Nuevos bancos centrales
Hay que fortalecer su legitimación política y social
La gravedad, duración y complejidad de esta crisis han obligado a la adopción de decisiones de política económica excepcionales, sin muchos precedentes. En mayor medida, las políticas monetarias desarrolladas en la casi totalidad de las principales economías han sido de tal calibre que están cercanas al agotamiento de su margen de maniobra; compras masivas de bonos públicos y tipos de interés de referencia en niveles próximos a cero son los exponentes más expresivos de las actuaciones de los principales bancos centrales.
Estas instituciones se han convertido en algunas economías en los principales protagonistas de la gestión de la crisis ensanchando hasta límites desconocidos sus funciones y, en todo caso, reconsiderando de forma significativa su actitud distante de las prioridades de los Gobiernos. La tradicional autonomía ganada en las dos últimas décadas por la que el objetivo de estabilidad de precios se había convertido en casi dominante, haciendo gala de su independencia de los Gobiernos, ha dado paso a un obligado activismo que está cuestionando su papel tradicional. Y también la necesidad de esa preservación de las influencias políticas. Es prioritario neutralizar las amenazas recesivas sobre las economías, sobre el bienestar de la población, en definitiva. No hay peor amenaza a cualquier forma de estabilidad que la prolongación de contracciones en el crecimiento y elevados contingentes de desempleo. Por eso es justificable hoy ese cambio de actitud.
Al inusual activismo en materia de política monetaria han acompañado actuaciones igualmente extraordinarias tendentes a preservar la estabilidad de los sistemas financieros. En el caso del BCE, esta crisis le ha terminado de conferir un papel originalmente no asignado en sus estatutos, la supervisión del sistema bancario de la eurozona, que dotará de mayor complejidad al funcionamiento de esta institución, aunque también de una mayor proximidad a la realidad. No son solo exigencias razonables derivadas de la particularización de la crisis en los sistemas bancarios y la conveniencia de fortalecer la unión monetaria mediante la conformación de una unión bancaria.

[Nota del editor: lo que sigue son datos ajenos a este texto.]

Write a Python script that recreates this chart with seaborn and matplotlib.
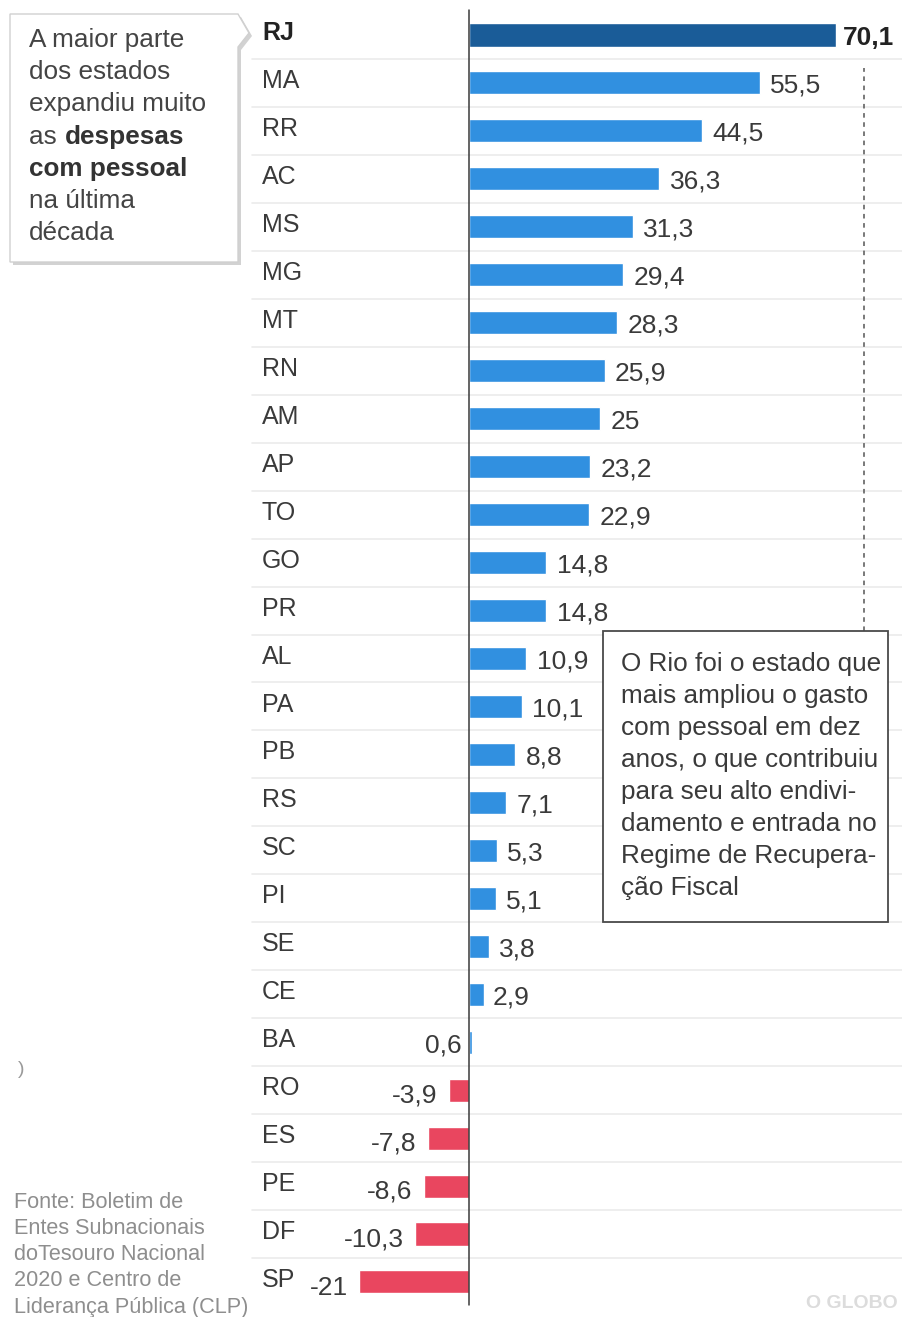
import matplotlib
matplotlib.use("Agg")
import matplotlib.pyplot as plt
from matplotlib.patches import Polygon, Rectangle
import seaborn as sns
import pandas as pd

# ---- data ----
states = ["RJ", "MA", "RR", "AC", "MS", "MG", "MT", "RN", "AM", "AP", "TO", "GO", "PR",
          "AL", "PA", "PB", "RS", "SC", "PI", "SE", "CE", "BA", "RO", "ES", "PE", "DF", "SP"]
values = [70.1, 55.5, 44.5, 36.3, 31.3, 29.4, 28.3, 25.9, 25.0, 23.2, 22.9, 14.8, 14.8,
          10.9, 10.1, 8.8, 7.1, 5.3, 5.1, 3.8, 2.9, 0.6, -3.9, -7.8, -8.6, -10.3, -21.0]
value_labels = ["70,1", "55,5", "44,5", "36,3", "31,3", "29,4", "28,3", "25,9", "25", "23,2",
                "22,9", "14,8", "14,8", "10,9", "10,1", "8,8", "7,1", "5,3", "5,1", "3,8",
                "2,9", "0,6", "-3,9", "-7,8", "-8,6", "-10,3", "-21"]
highlight = "RJ"

left_note = ["A maior parte", "dos estados", "expandiu muito", "as |despesas",
             "|com pessoal", "na última", "década"]
right_note = ["O Rio foi o estado que", "mais ampliou o gasto", "com pessoal em dez",
              "anos, o que contribuiu", "para seu alto endivi-", "damento e entrada no",
              "Regime de Recupera-", "ção Fiscal"]
source_lines = ["Fonte: Boletim de", "Entes Subnacionais", "doTesouro Nacional",
                "2020 e Centro de", "Liderança Pública (CLP)"]

# ---- style ----
sns.set_theme(style="white")
plt.rcParams["font.family"] = ["Liberation Sans", "DejaVu Sans"]

BLUE = "#3190e0"
DARK = "#1a5c98"
RED = "#e9465f"
TXT = "#3a3a3a"

colors = [DARK if s == highlight else (BLUE if v >= 0 else RED) for s, v in zip(states, values)]
df = pd.DataFrame({"state": states, "value": values})

W, H = 903, 1317
fig = plt.figure(figsize=(W / 100, H / 100), dpi=100)
ax = fig.add_axes([0, 0, 1, 1])

sns.barplot(data=df, y="state", x="value", hue="state", palette=colors, legend=False,
            orient="h", width=0.48, saturation=1, ax=ax, zorder=3)

# pixel mapping: zero at x=469, 5.235 px/unit; rows start at y=35, 47.96 px apart
s = 5.235
ax.set_xlim(-469 / s, (W - 469) / s)
top, step = 35, 47.96
ax.set_ylim((H - top) / step, -top / step)
ax.axis("off")

# separators
for i in range(len(states) - 1):
    ax.axhline(i + 0.5, xmin=252 / W, xmax=1, color="#ebebeb", lw=1.2, zorder=1)

# zero line
ax.axvline(0, ymin=1 - 1305 / H, ymax=1 - 10 / H, color="#3a3a3a", lw=1.1, zorder=4)
# dashed reference
ax.axvline((864 - 469) / s, ymin=1 - 631 / H, ymax=1 - 68 / H, color="#555555",
           lw=1.1, ls=(0, (3, 3)), zorder=2)

# labels
FS_STATE, FS_VAL = 18, 19
for i, (st, v, lab) in enumerate(zip(states, values, value_labels)):
    bold = st == highlight
    ax.text(-469 / s + 262 / s, i - 0.04, st, ha="left", va="center", fontsize=FS_STATE,
            color="#222222" if bold else TXT, fontweight="bold" if bold else "normal")
    if v >= 3:
        ax.text(v + (1.3 if bold else 2.0), i + 0.06, lab, ha="left", va="center",
                fontsize=FS_VAL, color="#222222" if bold else TXT,
                fontweight="bold" if bold else "normal")
    elif v >= 0:
        ax.text(v + 1.6 if v > 1 else -1.5, i + 0.06, lab,
                ha="left" if v > 1 else "right", va="center", fontsize=FS_VAL, color=TXT)
    else:
        ax.text(v - 2.2, i + 0.12, lab, ha="right", va="center", fontsize=FS_VAL, color=TXT)

# overlay in pixel coordinates
ov = fig.add_axes([0, 0, 1, 1], facecolor="none")
ov.set_xlim(0, W)
ov.set_ylim(H, 0)
ov.axis("off")

# left callout box with pointer + shadow
pts = [(10, 14), (238, 14), (249, 33), (238, 47), (238, 262), (10, 262)]
shadow = [(x + 3, y + 3) for x, y in pts]
ov.add_patch(Polygon(shadow, closed=True, facecolor="#d2d2d2", edgecolor="none", zorder=5))
ov.add_patch(Polygon(pts, closed=True, facecolor="white", edgecolor="#d0d0d0", lw=1, zorder=6))
FS_NOTE = 18.8
for k, line in enumerate(left_note):
    y = 40 + k * 32.2
    if line.startswith("|"):
        ov.text(29, y, line[1:], ha="left", va="center", fontsize=FS_NOTE, color="#333333",
                fontweight="bold", zorder=7)
    elif "|" in line:
        a, b = line.split("|")
        ov.text(29, y, a, ha="left", va="center", fontsize=FS_NOTE, color="#444444", zorder=7)
        ov.text(65, y, b, ha="left", va="center", fontsize=FS_NOTE, color="#333333",
                fontweight="bold", zorder=7)
    else:
        ov.text(29, y, line, ha="left", va="center", fontsize=FS_NOTE, color="#444444", zorder=7)

# right annotation box
ov.add_patch(Rectangle((603, 631), 285, 291, facecolor="white", edgecolor="#4a4a4a",
                       lw=1.3, zorder=6))
for k, line in enumerate(right_note):
    ov.text(621, 664 + k * 32, line, ha="left", va="center", fontsize=18.8,
            color="#3a3a3a", zorder=7)

# source
for k, line in enumerate(source_lines):
    ov.text(14, 1203 + k * 26, line, ha="left", va="center", fontsize=15.6,
            color="#8e8e8e", zorder=7)

ov.text(18, 1070, ")", ha="left", va="center", fontsize=14, color="#9a9a9a")
ov.text(898, 1304, "O GLOBO", ha="right", va="center", fontsize=14, color="#dcdcdc",
        fontweight="bold")

fig.savefig("out.png", dpi=100, facecolor="white")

Todo ello ayuda a entender la renovada discusión entre académicos y profesionales acerca del futuro de los bancos centrales: de la vigencia de sus objetivos, del carácter de completa independencia, no precisamente operativa, frente a los Gobiernos, del tipo de escrutinio al que deben someterse y, desde luego, de la obligada rendición de cuentas. La presunción de que esa completa independencia deriva de las exigencias técnicas que han de satisfacer sus responsables es hoy tan cuestionada como la presunción de que sus tareas no son esencialmente políticas. Como en la amplia mayoría de las instituciones, sus decisiones tienen trascendencia distributiva, no son en modo alguno neutrales.
No es solo que la inflación haya dejado de ser el problema prioritario de las economías lo que ampara esa saludable revisión del papel de los bancos centrales. Se trata también de fortalecer su legitimación política y social a la luz de circunstancias distintas a las vigentes hace más de dos décadas, cuando la extensión de la fe ciega en la capacidad de asignación de los mercados iba pareja a la desconfianza en los Gobiernos. Ha de ser la mejora de la capacidad de estos, más que su progresiva sustitución tecnocrática, la que ampare las lecciones que aporta esta crisis.